I was looking up at the sky at night recently, and saw a shooting star. Probably part of the Perseid meteor shower visible from the UK. Now, what I know about astronomy is limited to the Observer’s book that I had at Primary school, but as I understand it, we can predict when things like the Perseids, or Halley’s Comet, or whatever, will be viewable. How? By tracking them, and calculating their next appearance. This is all fine, and is a good use of tracking. But what difference will it make to the Perseid meteor thingys themselves knowing when they can be seen next? Well, er, none whatsoever! The astronomers who ran the calculations will be able to look smug, and do whatever the astronomical equivalent of “I told you so” is, but the meteors themselves will not alter one iota. So, the predictors (and lets remember astrology shares a linguistic root with astronomy) will feel vindicated, what they said would happen, has happened. Good oh.

This, it strikes me, has a great deal in common with the way a very different sort of tracking is used in music (and other subjects no doubt) lessons in secondary schools in England. Tracking seems to rely, in many cases, on an expensive system bought in to prove that the pupils who should get high grades, will do so. In other words, what seems to me to be the case is this:

The purpose of tracking is to prove that the expensive system the school has purchased is right.

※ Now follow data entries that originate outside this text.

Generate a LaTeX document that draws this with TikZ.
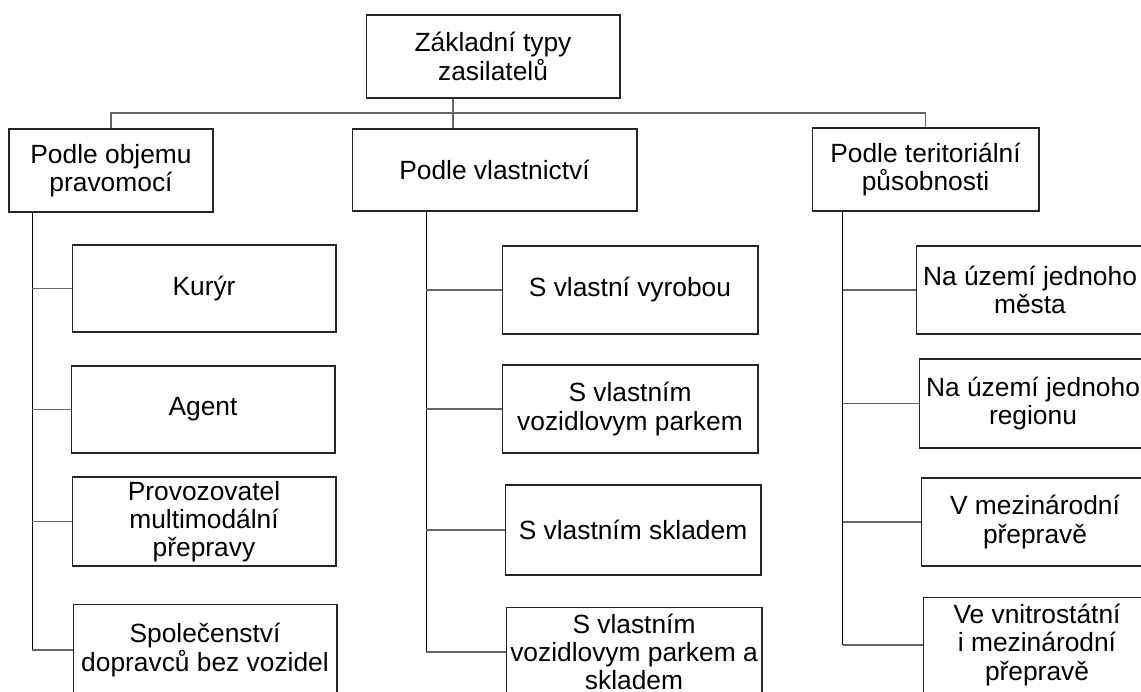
\documentclass[tikz,border=0pt]{standalone}
\usepackage{fontspec}
\setmainfont{Liberation Sans}
\usepackage{tikz}
\usetikzlibrary{shapes, arrows, positioning, calc}

\begin{document}
\begin{tikzpicture}[
			x=0.02cm, y=-0.02cm,
			box/.style={draw=black!85, line width=0.6pt, align=center, inner sep=1pt,
				font=\fontsize{15}{16.1}\selectfont},
			lnk/.style={draw=black!60, line width=0.6pt},
			spine/.style={draw=black, line width=0.9pt}
		]
		\useasboundingbox (0,0) rectangle (1141,691);
		\clip (0,0) rectangle (1141,691);
		% root and first level
		\node[box, minimum width=5.08cm, minimum height=1.66cm] (top) at (493,56.5) {Základní typy\\zasilatelů};
		\node[box, minimum width=4.08cm, minimum height=1.66cm] (pL) at (111,170.5) {Podle objemu\\pravomocí};
		\node[box, minimum width=5.70cm, minimum height=1.64cm] (pM) at (494.5,170) {Podle vlastnictví};
		\node[box, minimum width=4.54cm, minimum height=1.66cm] (pR) at (925.5,169.5) {Podle teritoriální\\působnosti};
		\coordinate (bus) at (453,113);
		\draw[lnk] (pL.north) |- (bus) -| (pR.north);
		\draw[lnk] (top.south -| bus) -- (pM.north -| bus);
		% left column
		\node[box, minimum width=5.28cm, minimum height=1.74cm] (k1) at (204,288.5) {Kurýr};
		\node[box, minimum width=5.28cm, minimum height=1.74cm] (k2) at (203,409.5) {Agent};
		\node[box, minimum width=5.28cm, minimum height=1.78cm] (k3) at (204,521.5) {Provozovatel\\multimodální\\přepravy};
		\node[box, minimum width=5.28cm, minimum height=1.84cm] (k4) at (205,650) {Společenství\\dopravců bez vozidel};
		% middle column
		\node[box, minimum width=5.12cm, minimum height=1.76cm] (m1) at (630,290) {S vlastní vyrobou};
		\node[box, minimum width=5.12cm, minimum height=1.76cm] (m2) at (630,409) {S vlastním\\vozidlovym parkem};
		\node[box, minimum width=5.12cm, minimum height=1.80cm] (m3) at (633,530) {S vlastním skladem};
		\node[box, minimum width=5.12cm, minimum height=1.80cm] (m4) at (634,652) {S vlastním\\vozidlovym parkem a\\skladem};
		% right column
		\node[box, minimum width=4.56cm, minimum height=1.76cm] (r1) at (1030,290) {Na území jednoho\\města};
		\node[box, minimum width=4.56cm, minimum height=1.78cm] (r2) at (1033,403.5) {Na území jednoho\\regionu};
		\node[box, minimum width=4.56cm, minimum height=1.76cm] (r3) at (1035,522) {V mezinárodní\\přepravě};
		\node[box, minimum width=4.56cm, minimum height=1.92cm] (r4) at (1037,645) {Ve vnitrostátní\\i mezinárodní\\přepravě};
		% spines
		\coordinate (sL) at ([xshift=0.48cm]pL.south west);
		\coordinate (sM) at ([xshift=1.50cm]pM.south west);
		\coordinate (sR) at ([xshift=0.62cm]pR.south west);
		\draw[spine] (sL) -- (sL |- k4.west);
		\draw[spine] (sM) -- (sM |- m4.west);
		\draw[spine] (sR) -- (sR |- r4.west);
		\foreach \n in {k1,k2,k3,k4}
			\draw[lnk] (sL |- \n.west) -- (\n.west);
		\foreach \n in {m1,m2,m3,m4}
			\draw[lnk] (sM |- \n.west) -- (\n.west);
		\foreach \n in {r1,r2,r3,r4}
			\draw[lnk] (sR |- \n.west) -- (\n.west);
	\end{tikzpicture}
\end{document}
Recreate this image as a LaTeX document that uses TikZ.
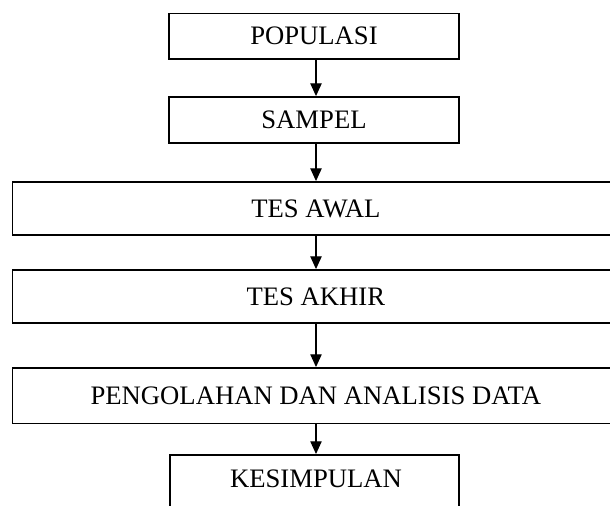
\documentclass[tikz,border=0pt]{standalone}
\usepackage{fontspec}
\setmainfont{Liberation Serif}
\usetikzlibrary{arrows.meta,calc}
\begin{document}
\begin{tikzpicture}[x=0.75pt,y=-0.75pt,
  box/.style={draw=black,line width=1.4pt,fill=white,inner sep=0pt,font=\fontsize{20}{24}\selectfont},
  lbl/.style={inner sep=0pt,font=\fontsize{20}{24}\selectfont},
  arr/.style={line width=0.8pt,-{Triangle[length=9.5pt,width=8.5pt]}}]
\useasboundingbox (0,0) rectangle (610,506);
\clip (0,0) rectangle (610,506);
\fill[white] (0,0) rectangle (610,506);
\coordinate (ax) at (316,0);
\node[box,minimum width=290*0.75pt,minimum height=45.5*0.75pt] (pop) at (314,36.2) {POPULASI};
\node[box,minimum width=290*0.75pt,minimum height=46*0.75pt] (sam) at (314,120) {SAMPEL};
\node[box,minimum width=600*0.75pt,minimum height=53*0.75pt] (awal) at (312.5,208.5) {\hspace*{5pt}TES AWAL};
\node[box,minimum width=600*0.75pt,minimum height=53*0.75pt] (akhir) at (312.5,296.5) {\hspace*{5pt}TES AKHIR};
\node[box,minimum width=600*0.75pt,minimum height=55.5*0.75pt] (olah) at (312.5,395.7) {\hspace*{5pt}PENGOLAHAN DAN ANALISIS DATA};
\node[box,minimum width=289*0.75pt,minimum height=60*0.75pt,anchor=north] (kes) at (314.5,454) {};
\node[lbl,anchor=base] (kest) at (316,487) {KESIMPULAN};
\draw[arr] (pop.south -| ax) -- (sam.north -| ax);
\draw[arr] (sam.south -| ax) -- (awal.north -| ax);
\draw[arr] (awal.south -| ax) -- (akhir.north -| ax);
\draw[arr] (akhir.south -| ax) -- (olah.north -| ax);
\draw[arr] (olah.south -| ax) -- (kes.north -| ax);
\end{tikzpicture}
\end{document}
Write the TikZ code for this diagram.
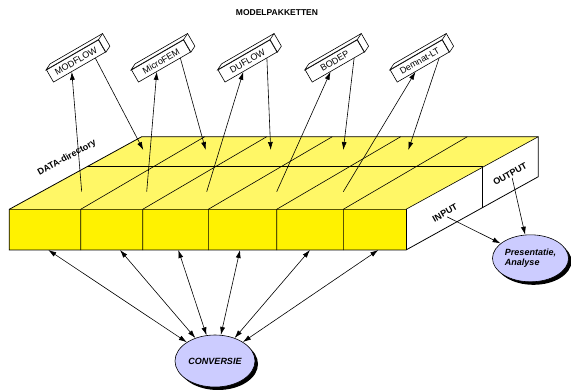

That’s it. Like the astronomers looking at the Perseids, all the system of tracking that the school is asking its music teachers to do, is to prove it is right. And so we have to micro-measure every time a kid picks up a beater, or sings a note, enter it on a spreadsheet, and send it to the data-Leviathan. This will then either prove the expensive system the school has purchased is correct, in which case fine, or that the silly music teacher has somehow made a mistake in measurement, in which case go away and do it again, or, horror of horrors, that there is a mistake. This mistake does not, will not, and can not lie with the expensive system, as all the other subjects have been busy proving it to be true, so it must be so.

Also like the astronomical predictions, the tracking system many schools employ does not make any difference whatsoever to observed events. It is not (in many cases) used to improve teaching and learning, or make specific interventions with named pupils, it is meant to keep the system of monitoring looking as though it doing something. This is tracking, but also not-tracking at the same time. Rather in the way that Galileo proposed that the Earth orbited the Sun (to stick with the metaphor) and came a cropper with the church, music teachers venturing to suggest that there is a problem with the expensive tracking system, normally based only on maths and English, tend to suffer a similar fate. Well, maybe not that similar, but like proposing Heliocentricism in Renaissance Italy, saying that the expensive system might (sharp intake of breath…) be wrong, is to bring the wrath of the SLT inquisition to bear.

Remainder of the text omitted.